All matches are in winner's : the winner of the previous rack will break on the next rack, it was reverted from alternate break used in 2006.

There are 32 seeded players prior to the group stages; they are distributed 2 per group. The defending champion, Ronato Alcano, is seeded #1.

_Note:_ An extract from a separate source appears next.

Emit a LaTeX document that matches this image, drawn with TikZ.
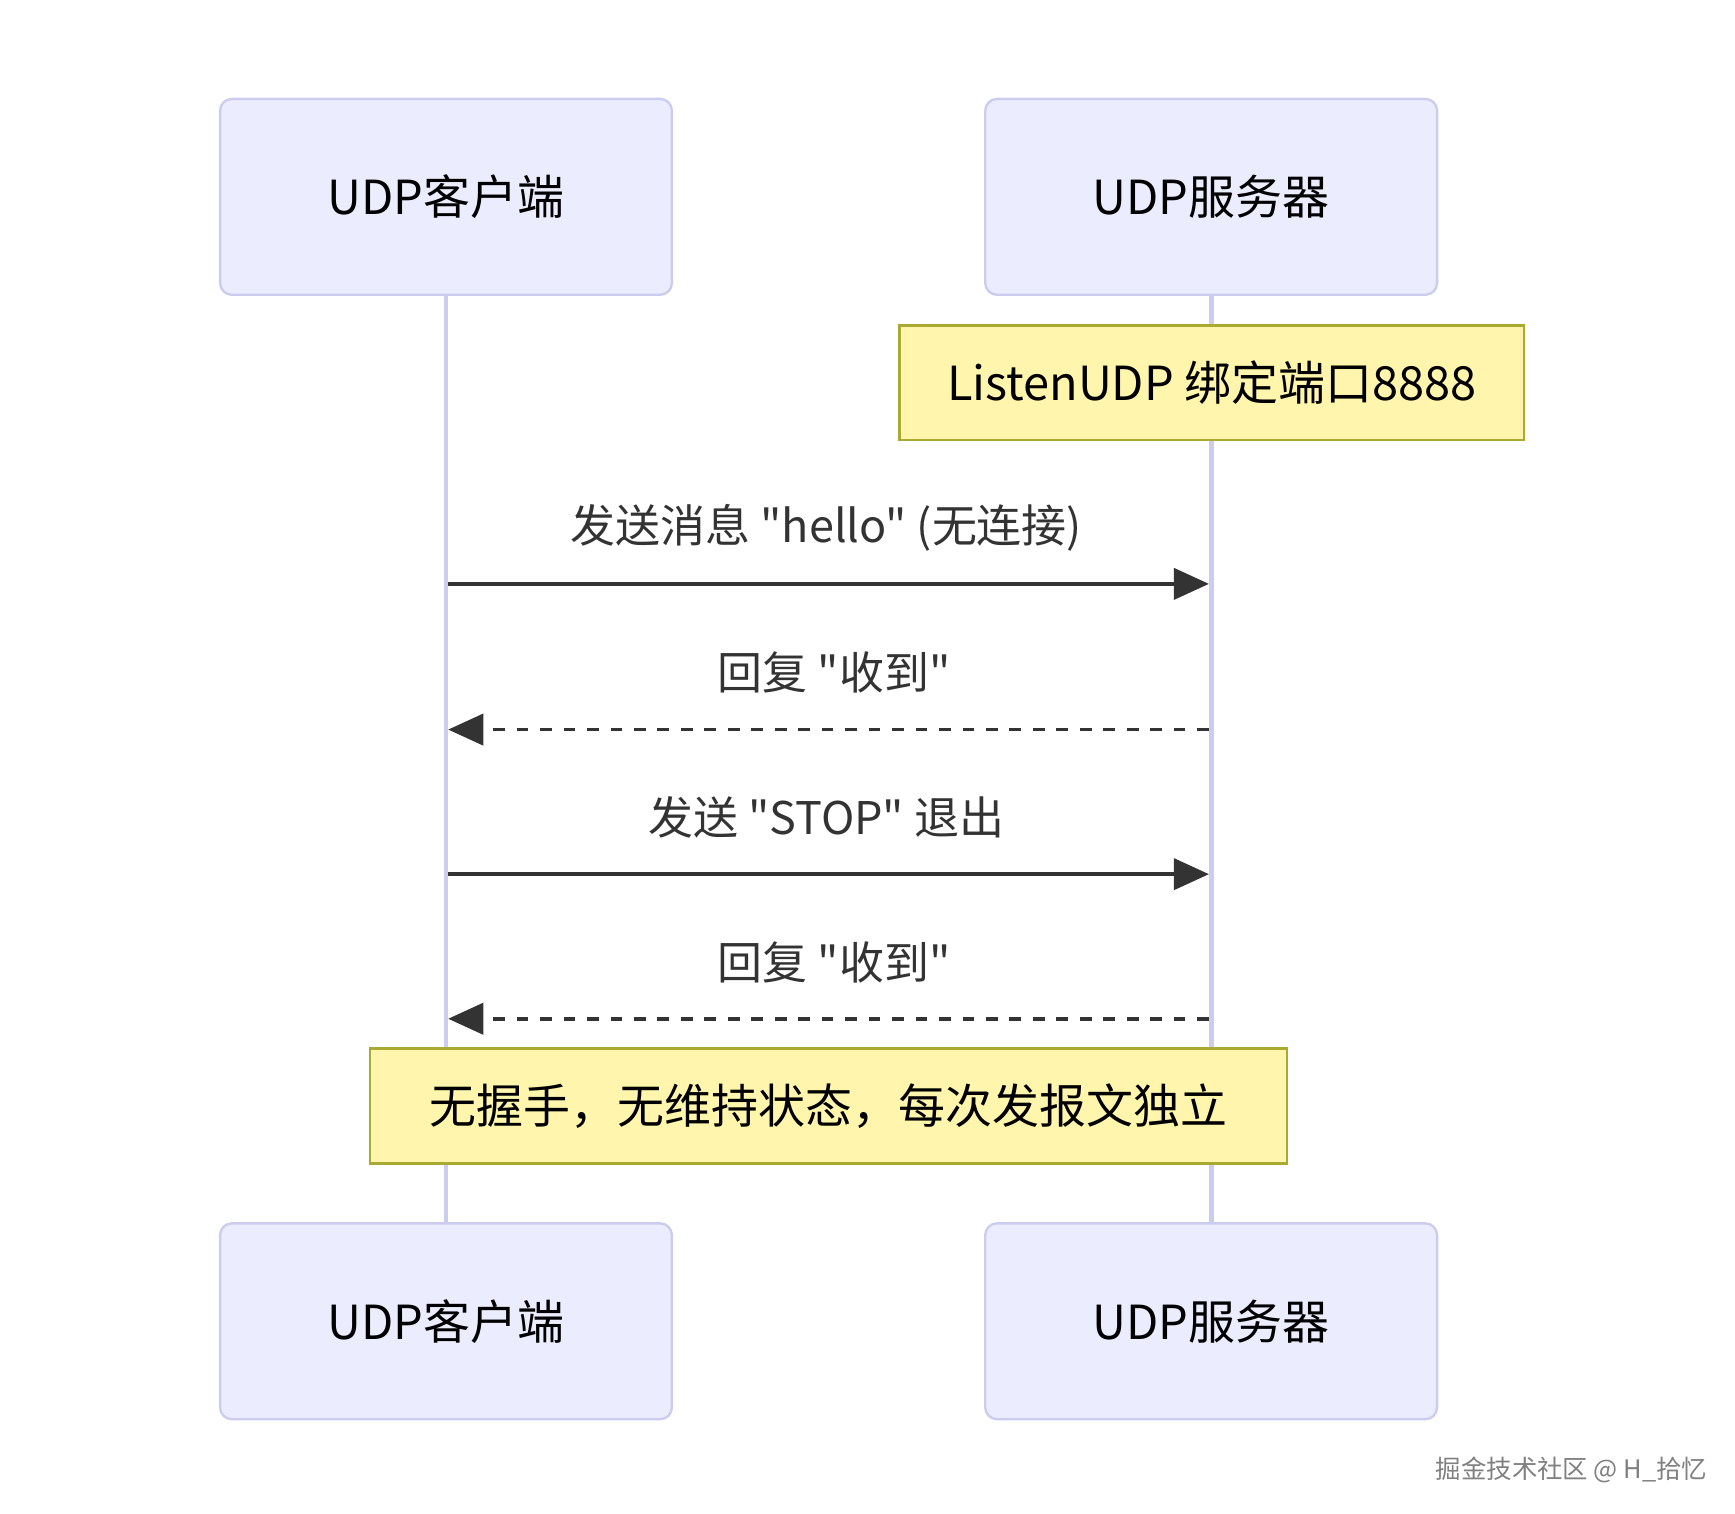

Also, a double-elimination tournament will be used for the group stages; instead of 32 groups of 4, there will be 16 groups of eight, with the top four advancing. Each player will be seeded 1–8 in their groups, with a routine double-elimination tournament following the first round; however the player that wins twice will advance to the quarterfinals and will not take part in other group matches, in contrast if a player loses two games, he is eliminated. The top four players in each group therefore would have won twice. After the group stages, the routine 64-man single elimination tournament follows.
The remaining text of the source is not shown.